Todos estos son trabajos donde la construcción de unos personajes y sus interrelaciones sociales, así como con el ambiente rural, se imponen sobre una trama que no necesariamente está definida por giros y estructuras. Por eso en sus películas especialmente sobresale el trabajo con actores naturales, de quienes sabe sacar la naturalidad y autenticidad que acerca al espectador mucho más a ese universo campesino de Santander, así como a una poética de la cotidianidad que lleva este acercamiento mucho más allá del simple cuadro de costumbres.

De la misma forma, en su ópera prima poco a poco va construyendo ese color local y la red de relaciones entre los personajes, con unos matices que solo da una narrativa que le podría parecer dispersa a quienes se aferran a las convenciones de la escritura cinematográfica. También paulatinamente, va subiendo la intensidad de los dos conflictos. El desamor de Willington aumenta ante la inminencia del matrimonio y por las confrontaciones con el prometido de su amada; y de otro lado, cada vez se conocen más los alcances de la presencia del paramilitarismo en la región y de su régimen oculto, un régimen que se impone con su violencia, con sus obligados tributos y hasta como ley, determinando normas y castigos.
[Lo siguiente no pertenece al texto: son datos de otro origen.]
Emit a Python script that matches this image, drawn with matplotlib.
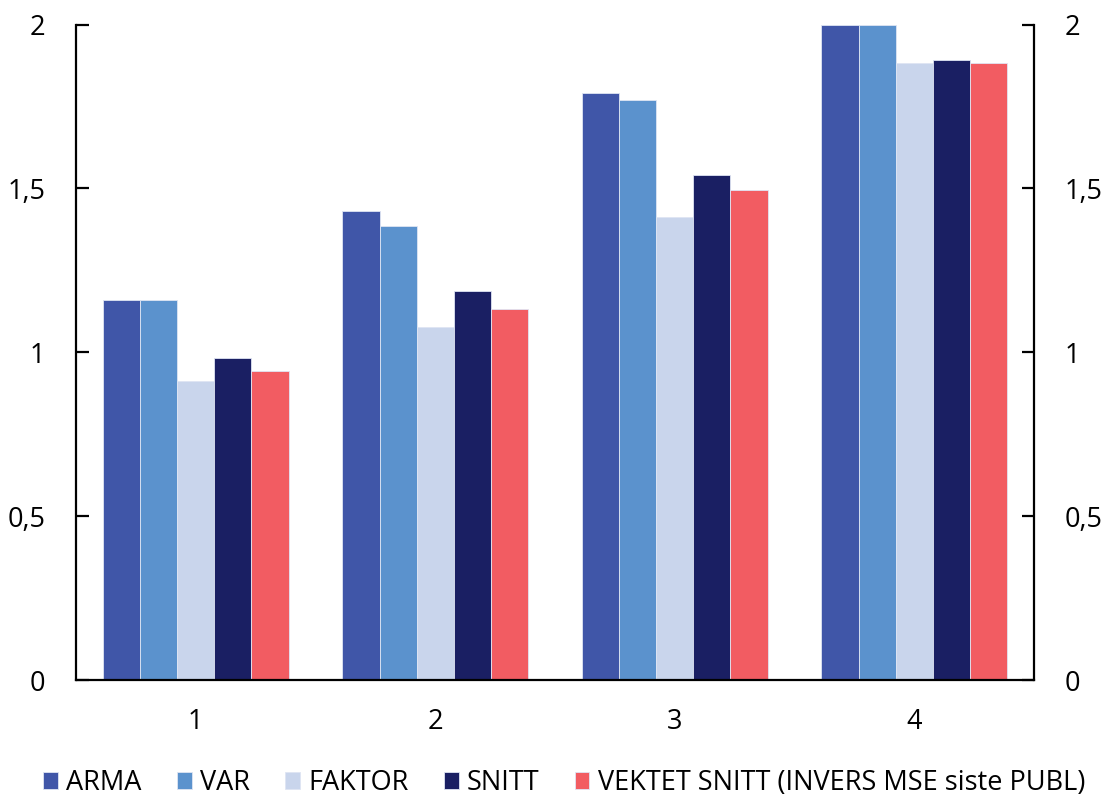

De otro lado, hay un significativo elemento que lo cruza todo en esta película: la música. Y no solo tiene que ver con los temas compuestos por Edson Velandia, los cuales contribuyen con la misma expresividad a dar cuenta de una región que este músico conoce muy bien, sino sobre todo como tema y como sentimiento. La música siempre está presente: como leitmotiv de situaciones y diálogos, como ese vínculo que refuerza el frustrado amor entre Willington y Mariana, y como el mejor distintivo del protagonista, a quien le confiere una especial aura que lo diferencia de los demás en medio de toda esa rudeza y violencia (Habría que destacar también al personaje de Completo, un secundario entrañable y bonachón que ya había hecho parte de dos de los cortos de Gaona).

Se trata realmente de una singular pieza en el contexto del cine nacional, tanto por ser el primer largometraje santandereano como por el ya reconocible estilo de un director que logró lo que pocos: tener un prestigio como cineasta con un puñado de cortometrajes. También es singular porque es de las pocas películas que cuestiona con fuerza y habla abiertamente sobre el paramilitarismo, y aun así, no solo es una historia sobre el conflicto en el país, es también un lamento al desamor y un potente fresco sobre una región.